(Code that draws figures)
--- start ---
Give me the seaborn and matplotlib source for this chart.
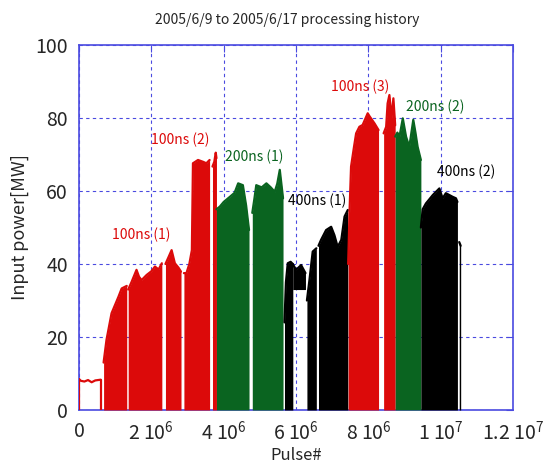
import matplotlib
matplotlib.use("Agg")
import matplotlib.pyplot as plt
import seaborn as sns
import pandas as pd

# envelope of each processing run
# x in units of 1e6 pulses, top = upper edge of the point cloud [MW]
run_names = ["R0", "R1", "R2", "R3", "R4", "R5", "G1a", "G1b",
             "B1a", "B1b", "B1c", "B1d", "R6", "R7", "G2", "B2", "B3"]
run_kind = ["red", "red", "red", "red", "red", "red", "green", "green",
            "black", "black", "black", "black", "red", "red", "green", "black", "black"]
run_x = [
    [0.0, 0.05, 0.15, 0.25, 0.35, 0.45, 0.60],
    [0.68, 0.76, 0.90, 1.09, 1.18, 1.32],
    [1.36, 1.45, 1.59, 1.66, 1.73, 1.87, 2.00, 2.10, 2.20, 2.29],
    [2.39, 2.48, 2.56, 2.65, 2.75, 2.82],
    [2.90, 2.97, 3.05, 3.12, 3.15, 3.29, 3.43, 3.52, 3.61],
    [3.69, 3.74, 3.78, 3.80],
    [3.80, 3.89, 4.00, 4.17, 4.30, 4.40, 4.53, 4.62, 4.70],
    [4.79, 4.85, 4.90, 5.05, 5.18, 5.30, 5.41, 5.48, 5.55, 5.64],
    [5.68, 5.72, 5.77, 5.85, 5.91],
    [5.91, 6.00, 6.14, 6.26],
    [6.30, 6.37, 6.46, 6.56],
    [6.62, 6.69, 6.83, 6.97, 7.06, 7.15, 7.25, 7.34, 7.43],
    [7.44, 7.48, 7.52, 7.60, 7.66, 7.75, 7.84, 7.98, 8.03, 8.17, 8.28],
    [8.42, 8.49, 8.53, 8.58, 8.64, 8.69, 8.74],
    [8.74, 8.80, 8.86, 8.95, 9.04, 9.13, 9.24, 9.30, 9.36, 9.45],
    [9.45, 9.50, 9.59, 9.78, 9.96, 10.05, 10.14, 10.33, 10.42, 10.46],
    [10.51, 10.55],
]
run_top = [
    [8.5, 8.0, 7.8, 8.2, 7.6, 8.1, 8.3],
    [13, 19.2, 26.5, 31, 33.3, 34],
    [33, 35, 38.4, 36.5, 35.6, 37, 38, 39.3, 38.5, 40.2],
    [40, 42, 43.8, 40.2, 39, 37.9],
    [37.5, 37.5, 40, 43.8, 67.6, 68.5, 68, 67.6, 68.5],
    [66.7, 68, 70.5, 69],
    [55, 55.7, 57, 58.4, 59.5, 62.1, 61.6, 56, 49.3],
    [54, 58, 61.6, 61, 62.1, 61, 59.8, 62, 65.8, 58],
    [24, 35, 40.2, 40.6, 40],
    [40, 38.4, 39.7, 37.5],
    [30, 35.6, 43.4, 44.3],
    [45, 46.6, 49.3, 50.2, 47.9, 44.7, 46.6, 53, 54.8],
    [40, 55, 66.7, 72, 75.8, 77.6, 78.1, 81.3, 80.5, 78.5, 76.7],
    [75.8, 77.6, 84, 86.3, 80, 85.4, 78],
    [74.9, 76, 75, 79.9, 74.9, 72.1, 79.5, 76, 72.1, 68.5],
    [50, 55, 56.6, 58.9, 60.7, 58, 59.4, 58.4, 58, 57],
    [46, 45],
]
# lower edge of the cloud (0 = reaches the axis), R0 is only a line
run_base = [None, 0, 0, 0, 0, 0, 0, 0, 0, 33, 0, 0, 0, 0, 0, 0, 0]

labels = ["100ns (1)", "100ns (2)", "200ns (1)", "400ns (1)",
          "100ns (3)", "200ns (2)", "400ns (2)"]
label_kind = ["red", "red", "green", "black", "red", "green", "black"]
label_xy = [(1.71, 47.9), (2.79, 74.0), (4.83, 69.3), (6.59, 57.3),
            (7.78, 88.5), (9.85, 83.0), (10.70, 65.3)]

xticks = [0, 2, 4, 6, 8, 10, 12]
xticklabels = ["0", "2 10$^{6}$", "4 10$^{6}$", "6 10$^{6}$", "8 10$^{6}$",
               "1 10$^{7}$", "1.2 10$^{7}$"]
yticks = [0, 20, 40, 60, 80, 100]

colors = {"red": "#dc0a0a", "green": "#0a6420", "black": "#000000"}
blue = "#4a4ae0"

rows = []
for name, kind, xs, ts in zip(run_names, run_kind, run_x, run_top):
    for x, t in zip(xs, ts):
        rows.append({"run": name, "kind": kind, "x": x, "top": t})
df = pd.DataFrame(rows)

sns.set_style("white")
plt.rcParams['font.family'] = ['Noto Sans CJK JP', 'DejaVu Sans']
plt.rcParams['mathtext.fontset'] = 'custom'
plt.rcParams['mathtext.rm'] = 'Noto Sans CJK JP'
plt.rcParams['mathtext.it'] = 'Noto Sans CJK JP'

fig = plt.figure(figsize=(5.47, 4.66), dpi=100)
ax = fig.add_axes([0.1444, 0.1202, 0.7937, 0.7832])

# fill the point clouds
for name, kind, base in zip(run_names, run_kind, run_base):
    d = df[df.run == name]
    if base is None:
        continue
    ax.fill_between(d.x, base, d.top, color=colors[kind], lw=0, zorder=3)

# outline of every run
palette = {n: colors[k] for n, k in zip(run_names, run_kind)}
sns.lineplot(data=df, x="x", y="top", hue="run", palette=palette, estimator=None,
             sort=False, legend=False, lw=1.6, ax=ax, zorder=4)
# first low-power run only drawn as a line, with its sides
d0 = df[df.run == "R0"]
ax.plot([d0.x.iloc[0]] * 2, [0, d0.top.iloc[0]], color=colors["red"], lw=1.6, zorder=4)
ax.plot([d0.x.iloc[-1]] * 2, [0, d0.top.iloc[-1]], color=colors["red"], lw=1.6, zorder=4)

for txt, kind, (x, y) in zip(labels, label_kind, label_xy):
    ax.text(x, y, txt, color=colors[kind], fontsize=10, ha="center", va="center", zorder=5)

ax.set_xlim(0, 12)
ax.set_ylim(0, 100)
ax.set_xticks(xticks)
ax.set_xticklabels(xticklabels)
ax.set_yticks(yticks)
ax.grid(True, color=blue, linestyle=(0, (3, 3)), linewidth=0.8)
ax.set_axisbelow(True)
for s in ax.spines.values():
    s.set_color(blue)
    s.set_linewidth(1.2)
ax.tick_params(direction="in", length=5, color=blue, top=True, right=True,
               labelsize=14, pad=8)

ax.set_xlabel("Pulse#", fontsize=12, va="center")
ax.set_ylabel("Input power[MW]", fontsize=13, va="center")
ax.xaxis.set_label_coords(0.499, -0.125)
ax.yaxis.set_label_coords(-0.136, 0.5)

fig.text(0.5247, 0.957, "2005/6/9 to 2005/6/17 processing history",
         ha="center", va="center", fontsize=10)

fig.savefig("out.png", dpi=100)
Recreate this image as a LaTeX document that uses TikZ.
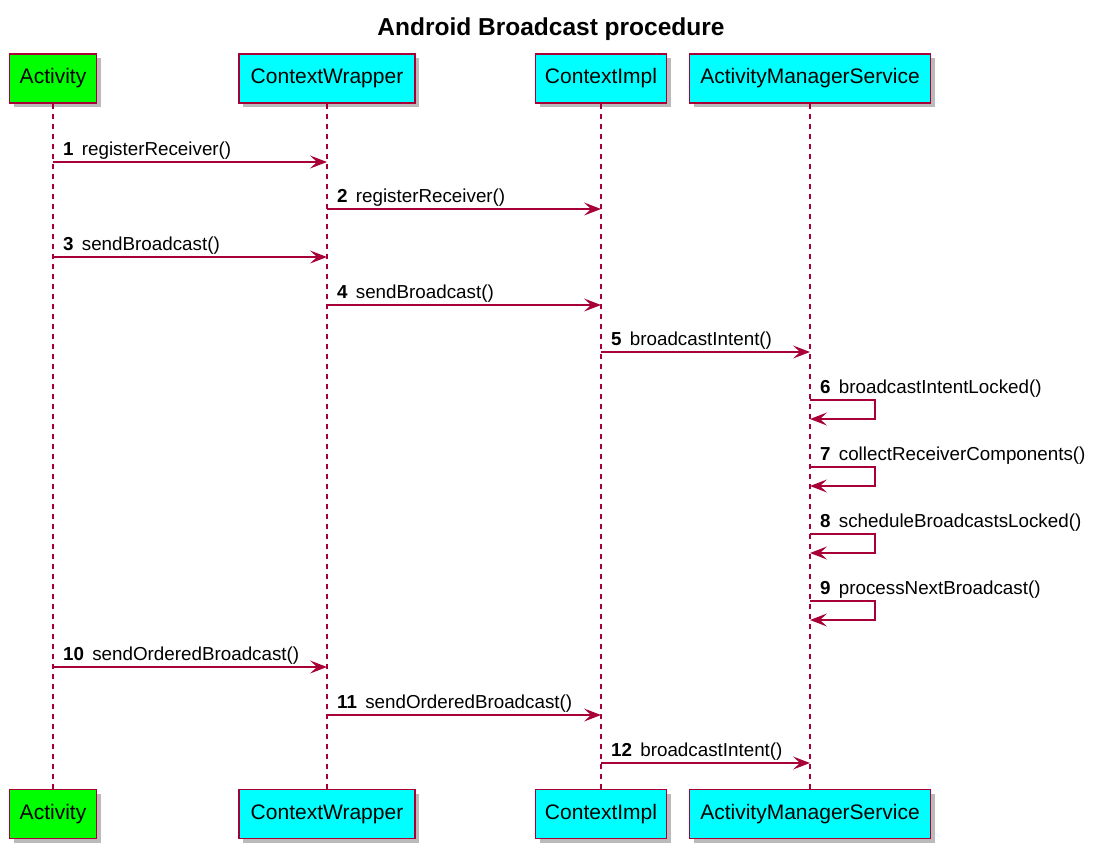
\documentclass[tikz,border=0pt]{standalone}
\usepackage{fontspec}
\setmainfont{Liberation Sans}
\usetikzlibrary{arrows.meta,shadows}
\definecolor{umlred}{HTML}{A80036}
\definecolor{umlcyan}{HTML}{00FFFF}
\definecolor{umlgreen}{HTML}{00FF00}
\tikzset{
part/.style={rectangle, draw=umlred, line width=1.8pt, fill=umlcyan, minimum height=49pt, inner sep=0pt,
  font=\fontsize{21}{23}\selectfont, drop shadow={shadow xshift=4pt, shadow yshift=-4pt, fill=black!45, opacity=0.6}},
life/.style={color=umlred, line width=1.1pt, dash pattern=on 5pt off 5pt},
msg/.style={color=umlred, line width=1.3pt, -{Stealth[length=17pt,width=13pt,inset=7pt]}},
lbl/.style={anchor=base west, inner sep=0pt, font=\fontsize{18.8}{21}\selectfont}
}

\begin{document}
\begin{tikzpicture}[x=1pt, y=-1pt]
\useasboundingbox (0,0) rectangle (1102,847);

\node[font=\fontsize{24.5}{27}\selectfont\bfseries] (title) at (551,29) {Android Broadcast procedure};

% participants, top and bottom
\foreach \p/\x/\w/\c/\t in {act/53/87/umlgreen/Activity, cw/327/176/umlcyan/ContextWrapper,
  ci/601/131/umlcyan/ContextImpl, ams/810/241/umlcyan/ActivityManagerService} {
\node[part, fill=\c, minimum width=\w pt] (\p) at (\x,78.5) {\t};
\node[part, fill=\c, minimum width=\w pt] (\p b) at (\x,814) {\t};
}
\foreach \p in {act,cw,ci,ams}
  \draw[life] (\p.south) -- (\p b.north);

% calls between participants
\foreach \n/\a/\b/\y/\t in {1/act/cw/162/registerReceiver(), 2/cw/ci/209/registerReceiver(),
  3/act/cw/257/sendBroadcast(), 4/cw/ci/305/sendBroadcast(), 5/ci/ams/352/broadcastIntent(),
  10/act/cw/667/sendOrderedBroadcast(), 11/cw/ci/715/sendOrderedBroadcast(), 12/ci/ams/763/broadcastIntent()} {
\pgfmathsetmacro{\ly}{\y-7}
\draw[msg] (\a |- 0,\y) -- (\b |- 0,\y);
\node[lbl] (m\n) at ([xshift=10pt]\a |- 0,\ly) {\textbf{\n}\hspace{3pt} \t};
}

% calls to itself
\foreach \n/\y/\t in {6/400/broadcastIntentLocked(), 7/467/collectReceiverComponents(),
  8/534/scheduleBroadcastsLocked(), 9/601/processNextBroadcast()} {
\pgfmathsetmacro{\ly}{\y-7}
\pgfmathsetmacro{\yy}{\y+19}
\draw[msg] (ams |- 0,\y) -- ++(65,0) -- ++(0,19) -- (ams |- 0,\yy);
\node[lbl] (m\n) at ([xshift=10pt]ams |- 0,\ly) {\textbf{\n}\hspace{3pt} \t};
}

\end{tikzpicture}
\end{document}
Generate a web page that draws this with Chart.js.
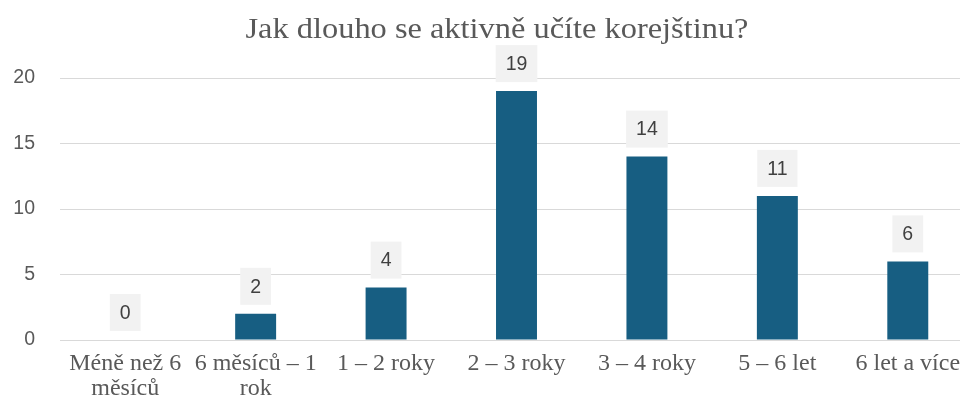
<!DOCTYPE html>
<html>
<head>
<meta charset="utf-8">
<script src="https://cdn.jsdelivr.net/npm/chart.js@4"></script>
<style>
  html, body { margin: 0; padding: 0; background: #fff; overflow: hidden; }
  #wrap { width: 975px; height: 405px; }
</style>
</head>
<body>
<div id="wrap"><canvas id="chart" width="975" height="405"></canvas></div>
<script>
// Data
const chartTitle = 'Jak dlouho se aktivně učíte korejštinu?';
const categories = [
    ['Méně než 6', 'měsíců'],
    ['6 měsíců – 1', 'rok'],
    '1 – 2 roky',
    '2 – 3 roky',
    '3 – 4 roky',
    '5 – 6 let',
    '6 let a více'
];
const counts = [0, 2, 4, 19, 14, 11, 6];
const yTicks = [0, 5, 10, 15, 20];

// titulek nad grafem (trochu roztažený do šířky)
const titlePlugin = {
    id: 'titleText',
    afterDraw(chart) {
        const ctx = chart.ctx;
        ctx.save();
        ctx.font = '30px "Liberation Serif", "Times New Roman", serif';
        ctx.fillStyle = '#595959';
        ctx.textAlign = 'center';
        ctx.textBaseline = 'alphabetic';
        ctx.translate(497, 38);
        ctx.scale(1.08, 1);
        ctx.fillText(chartTitle, 0, 0);
        ctx.restore();
    }
};

// šedé štítky s hodnotami nad sloupci
const valueLabels = {
    id: 'valueLabels',
    afterDatasetsDraw(chart) {
        const ctx = chart.ctx;
        const meta = chart.getDatasetMeta(0);
        ctx.save();
        ctx.font = '19.5px "Liberation Sans", Arial, sans-serif';
        ctx.textAlign = 'center';
        ctx.textBaseline = 'middle';
        meta.data.forEach((bar, i) => {
            const txt = String(counts[i]);
            const w = ctx.measureText(txt).width + 20;
            const h = 37;
            const bottom = bar.y - 9;
            ctx.fillStyle = '#f2f2f2';
            ctx.fillRect(bar.x - w / 2, bottom - h, w, h);
            ctx.fillStyle = '#404040';
            ctx.fillText(txt, bar.x, bottom - h / 2 + 1);
        });
        ctx.restore();
    }
};

new Chart(document.getElementById('chart'), {
    type: 'bar',
    data: {
        labels: categories,
        datasets: [{
            data: counts,
            backgroundColor: '#175e82',
            barPercentage: 0.314,
            categoryPercentage: 1.0
        }]
    },
    options: {
        responsive: false,
        animation: false,
        layout: { padding: { top: 78, right: 2, left: 0, bottom: 0 } },
        plugins: {
            legend: { display: false },
            tooltip: { enabled: false },
            title: { display: false }
        },
        scales: {
            x: {
                afterFit: (scale) => { scale.height = 65; },
                grid: { display: false, drawTicks: false },
                border: { color: '#d9d9d9', width: 1 },
                ticks: {
                    color: '#595959',
                    font: { family: '"Liberation Serif", "Times New Roman", serif', size: 24, lineHeight: 1.05 },
                    maxRotation: 0,
                    autoSkip: false,
                    padding: 11
                }
            },
            y: {
                min: 0,
                max: 20,
                afterBuildTicks: (scale) => { scale.ticks = yTicks.map(v => ({ value: v })); },
                afterFit: (scale) => { scale.width = 60; },
                grid: { color: '#d9d9d9', drawTicks: false },
                border: { display: false },
                ticks: {
                    color: '#595959',
                    font: { family: '"Liberation Sans", Arial, sans-serif', size: 19.5 },
                    padding: 25
                }
            }
        }
    },
    plugins: [titlePlugin, valueLabels]
});
</script>
</body>
</html>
--- end ---
Quote exactly what appears from the line containing "Generate a web" through the line containing "const yTicks = [0, 5, 10, 15, 20];", both included, except for the pictures, and nothing more.

The response:
Generate a web page that draws this with Chart.js.
<!DOCTYPE html>
<html>
<head>
<meta charset="utf-8">
<script src="https://cdn.jsdelivr.net/npm/chart.js@4"></script>
<style>
  html, body { margin: 0; padding: 0; background: #fff; overflow: hidden; }
  #wrap { width: 975px; height: 405px; }
</style>
</head>
<body>
<div id="wrap"><canvas id="chart" width="975" height="405"></canvas></div>
<script>
// Data
const chartTitle = 'Jak dlouho se aktivně učíte korejštinu?';
const categories = [
    ['Méně než 6', 'měsíců'],
    ['6 měsíců – 1', 'rok'],
    '1 – 2 roky',
    '2 – 3 roky',
    '3 – 4 roky',
    '5 – 6 let',
    '6 let a více'
];
const counts = [0, 2, 4, 19, 14, 11, 6];
const yTicks = [0, 5, 10, 15, 20];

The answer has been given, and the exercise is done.